Condensed: The whole organic progression thing is imperfect because it ignores skills that need to be built up over multiple games (adjusting to a camera in 3D games, FPS controls, etc.) and because it can't account for all new players issues.  This idea of Nintendo complements it by making sure the game never becomes so frustrating that it's no longer fun (where that is for you, me, and someone else is entirely different).

To me, any game that requires the player to have mastered certain skills before they start playing the game suffers from massive design flaws. Just because many, many games suffer from this flaw, it does not mean that games must have that weakness. Take your own example of the FPS genre; the early 3D shooters like Wolfenstein and Doom were deliberately designed to accomodate people who hadn't played such titles before (i.e. everyone) in the easier difficulty settings: you started out with just one weapon, the beginning area had wide spaces with zero enemies (so you could adjust to moving in 3D at your own pace), the first few levels had several powerups and only a few, weak enemies, etc. It gave you plenty of chances to develop the necessary skills as time went on, with tougher enemies/specialized weapons/hazards/narrower corridors being introduced gradually, until by the end of the third chapter you were pretty darn good at the whole thing.

BUT at the same time the games let experienced players test themselves from the get-go: they could hunt out the secret areas that were scattered even in the first levels (and required a good grasp on the game mechanics to discover), they could pick a higher difficulty level and thus encounter tough enemies from the start (including ones that always respawned...*shudder*). In fact, if you go back and replay those games at the higher difficulties today, you'll find that despite mastering more advanced FPS skills, those games are still incredibly tough to beat.

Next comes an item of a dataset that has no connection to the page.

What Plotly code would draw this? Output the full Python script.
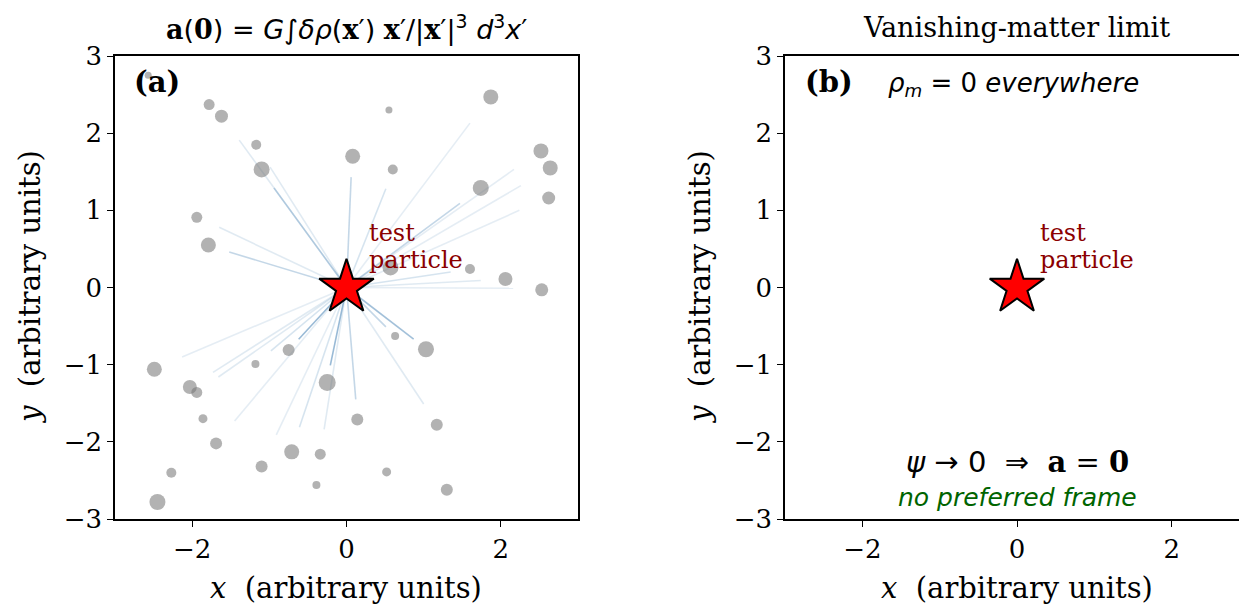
import plotly.graph_objects as go

# ---------------- data ----------------
# matter clumps (panel a): positions and marker diameters
dot_x = [-2.57, -1.78, -1.62, -1.17, -1.10, -1.94, -1.79, 0.08, 1.87, 0.55, 0.60, 2.52, 2.64, 2.62,
         1.74, 0.57, 1.60, 2.06, 2.53, -2.49, -2.03, -1.94, -1.18, -0.75, -0.25, -1.86, -1.69, -0.71,
         -0.34, -1.10, -2.27, -2.45, -0.39, 0.63, 1.03, 0.14, 1.17, 0.52, 1.30]
dot_y = [2.75, 2.37, 2.22, 1.85, 1.53, 0.91, 0.55, 1.70, 2.47, 2.30, 1.53, 1.77, 1.55, 1.16,
         1.29, 0.26, 0.24, 0.11, -0.03, -1.06, -1.29, -1.36, -0.99, -0.81, -1.23, -1.70, -2.02, -2.13,
         -2.16, -2.32, -2.40, -2.78, -2.56, -0.63, -0.80, -1.71, -1.78, -2.39, -2.62]
dot_size = [7, 11, 13, 10, 16, 11, 15, 15, 15, 7, 10, 15, 15, 13,
            16, 16, 10, 14, 13, 15, 14, 11, 8, 12, 17, 9, 12, 15,
            11, 12, 10, 16, 8, 8, 16, 12, 12, 9, 12]

# contribution vectors drawn from the test particle
line_x = [-1.39, -0.99, -0.94, -1.65, -1.52, 0.06, 0.51, 1.60, 1.47, 2.17, 2.26, 2.24, 1.35, 1.74, 2.16,
          -2.13, -1.73, -1.66, -0.98, -0.62, -1.45, -0.91, -0.61, -0.29, -0.21, 0.12, 1.00, 0.51, 0.87]
line_y = [1.91, 1.56, 1.29, 0.78, 0.46, 1.43, 1.28, 2.13, 1.09, 1.53, 1.32, 1.00, 0.20, 0.09, -0.01,
          -0.90, -1.10, -1.16, -0.82, -0.67, -1.73, -1.91, -1.81, -1.84, -1.01, -1.45, -1.51, -0.51, -0.67]
line_alpha = [0.17, 0.17, 0.32, 0.17, 0.32, 0.32, 0.22, 0.14, 0.32, 0.14, 0.14, 0.14, 0.22, 0.17, 0.14,
              0.14, 0.17, 0.17, 0.22, 0.55, 0.14, 0.14, 0.22, 0.17, 0.55, 0.32, 0.17, 0.32, 0.5]

particle_x = [0.0]
particle_y = [0.0]

x_ticks = [-2, 0, 2]
y_ticks = [-3, -2, -1, 0, 1, 2, 3]
axis_range = [-3, 3]

# ---------------- figure ----------------
# the page body adds an 8 px margin, so the figure is drawn 8 px smaller and offset
OFF = 8
W, H = 1247 - OFF, 606 - OFF
SERIF = "DejaVu Serif"
SANS = "DejaVu Sans"

fig = go.Figure()

for xe, ye, a in zip(line_x, line_y, line_alpha):
    fig.add_trace(go.Scatter(x=[0, xe], y=[0, ye], mode="lines",
                             line=dict(color=f"rgba(70,130,180,{a})", width=1.6),
                             hoverinfo="skip", showlegend=False, xaxis="x", yaxis="y"))

fig.add_trace(go.Scatter(x=dot_x, y=dot_y, mode="markers",
                         marker=dict(size=dot_size, color="rgba(118,118,118,0.8)", line=dict(width=0)),
                         showlegend=False, xaxis="x", yaxis="y"))

for xa, ya in (("x", "y"), ("x2", "y2")):
    fig.add_trace(go.Scatter(x=particle_x, y=particle_y, mode="markers",
                             marker=dict(symbol="star", size=41, color="red",
                                         line=dict(color="black", width=2)),
                             showlegend=False, xaxis=xa, yaxis=ya))

def px_x(p):
    return (p - OFF) / W

def px_y(p):
    return (H - (p - OFF)) / H

ax_common = dict(showline=True, linecolor="black", linewidth=1.5, ticks="outside",
                 ticklen=6, tickwidth=1.3, tickcolor="black", showgrid=False, zeroline=False,
                 automargin=False,
                 tickfont=dict(family=SERIF, size=26, color="black"))

fig.update_layout(
    width=W, height=H, autosize=False,
    margin=dict(l=0, r=0, t=0, b=0),
    paper_bgcolor="white", plot_bgcolor="white",
    xaxis=dict(domain=[px_x(115), px_x(578)], range=axis_range, tickvals=x_ticks,
               mirror=True, anchor="y", **ax_common),
    yaxis=dict(domain=[px_y(519), px_y(56)], range=axis_range, tickvals=y_ticks,
               mirror=True, anchor="x", **ax_common),
    xaxis2=dict(domain=[px_x(785), 1.0], range=[-3, 2.974], tickvals=x_ticks,
                mirror=True, anchor="y2", **ax_common),
    yaxis2=dict(domain=[px_y(519), px_y(56)], range=axis_range, tickvals=y_ticks,
                mirror=False, anchor="x2", **ax_common),
)

ann = []
bold_serif = lambda s: f"<span style='font-family:{SERIF}'><b>{s}</b></span>"
ann.append(dict(xref="paper", yref="paper", x=px_x(346), y=px_y(28), xanchor="center", yanchor="middle",
                text=(bold_serif("a") + "(" + bold_serif("0") + ") = <i>G</i>∫<i>δρ</i>(" + bold_serif("x") + "′) "
                      + bold_serif("x") + "′/|" + bold_serif("x") + "′|<sup>3</sup> <i>d</i><sup>3</sup><i>x</i>′"),
                font=dict(family=SANS, size=27, color="black"), showarrow=False))
ann.append(dict(xref="paper", yref="paper", x=px_x(1017), y=px_y(28), xanchor="center", yanchor="middle",
                text="Vanishing-matter limit", font=dict(family=SERIF, size=27, color="black"), showarrow=False))
ann.append(dict(xref="paper", yref="paper", x=px_x(132), y=px_y(82), xanchor="left", yanchor="middle",
                text="<b>(a)</b>", font=dict(family=SERIF, size=29, color="black"), showarrow=False))
ann.append(dict(xref="paper", yref="paper", x=px_x(803), y=px_y(82), xanchor="left", yanchor="middle",
                text="<b>(b)</b>", font=dict(family=SERIF, size=29, color="black"), showarrow=False))
ann.append(dict(xref="paper", yref="paper", x=px_x(886), y=px_y(84), xanchor="left", yanchor="middle",
                text="<i>ρ<sub>m</sub></i> = 0 <i>everywhere</i>",
                font=dict(family=SANS, size=26, color="black"), showarrow=False))
for xa, ya in (("x", "y"), ("x2", "y2")):
    ann.append(dict(xref=xa, yref=ya, x=0.27, y=0.70, xanchor="left", yanchor="middle", align="left",
                    text="test", font=dict(family=SERIF, size=24, color="#8b0000"),
                    showarrow=False))
    ann.append(dict(xref=xa, yref=ya, x=0.27, y=0.36, xanchor="left", yanchor="middle", align="left",
                    text="particle", font=dict(family=SERIF, size=24, color="#8b0000"),
                    showarrow=False))
ann.append(dict(xref="x2", yref="y2", x=0, y=-2.26, xanchor="center", yanchor="middle",
                text="<i>ψ</i> → 0  ⇒  " + bold_serif("a") + " = " + bold_serif("0"),
                font=dict(family=SANS, size=29, color="black"), showarrow=False))
ann.append(dict(xref="x2", yref="y2", x=0, y=-2.72, xanchor="center", yanchor="middle",
                text="<i>no preferred frame</i>", font=dict(family=SANS, size=25, color="#006400"),
                showarrow=False))
for cx in (346, 1017):
    ann.append(dict(xref="paper", yref="paper", x=px_x(cx), y=px_y(588), xanchor="center", yanchor="middle",
                    text="<i>x</i>  (arbitrary units)", font=dict(family=SERIF, size=29, color="black"),
                    showarrow=False))
for cx in (30, 700):
    ann.append(dict(xref="paper", yref="paper", x=px_x(cx), y=px_y(287), xanchor="center", yanchor="middle",
                    text="<i>y</i>  (arbitrary units)", textangle=-90,
                    font=dict(family=SERIF, size=29, color="black"), showarrow=False))
fig.update_layout(annotations=ann)

fig.write_html("out.html")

I strongly disagree that the organic difficulty approach is in any way impossible to achieve: I think it's sloppy for designers if they can't accomodate the full range of skill levels (note: I didn't say it was "easy" to do). My perfect example of this is Super Metroid, which introduced players to several new skills that they needed to master just to beat the game (speed burst, wall jumps, bomb jumps, etc. etc.), but which always did so in a controlled manner: the wall jump, for instance, was the only way to get out of the pit where you find those alien monkeys, but those monkeys show you what to do, and that entire area is designed to be a safe and easy place to practice that maneuver. It even accomodates different skill levels: novices need only do two in a row to escape (the most you'll ever need in the game), while experts can do up to seven in a row to reach the Power Bomb at the top of the shaft. Either way, the game took a few minutes to show you a new move, and gave you the time and place to learn how to use it (thus letting the developers re-use that skill later in the game, adding extra challenge). That's the type of process I want to see from more games.

I understand what you're getting at in your third paragraph, and I agree that that's a problem that needs to be solved. I just don't think this is the way to go about it. "Show me how and let me practice" seems to me to be the better route: think of World 1 in Super Mario Bros., with its weak enemies and easy jumps, and how its four levels each build on what came earlier, but also introduce new elements. And then think of how experienced players can skip to the later, tougher parts (via the Warp Pipes) because they no longer need to practice those skills; they're good enough for World 8, so off to World 8 they go! By contrast, a player who keeps auto-playing out of World 1 is probably never going to be prepared for World 2, let alone 8, so what are they going to do when they get to the next tough part? I'd imagine they're going to have to resort to this feature more and more, so by the end they're just watching instead of playing. That's not fun for anyone, so why would you keep playing? THAT'S what I'm afraid of.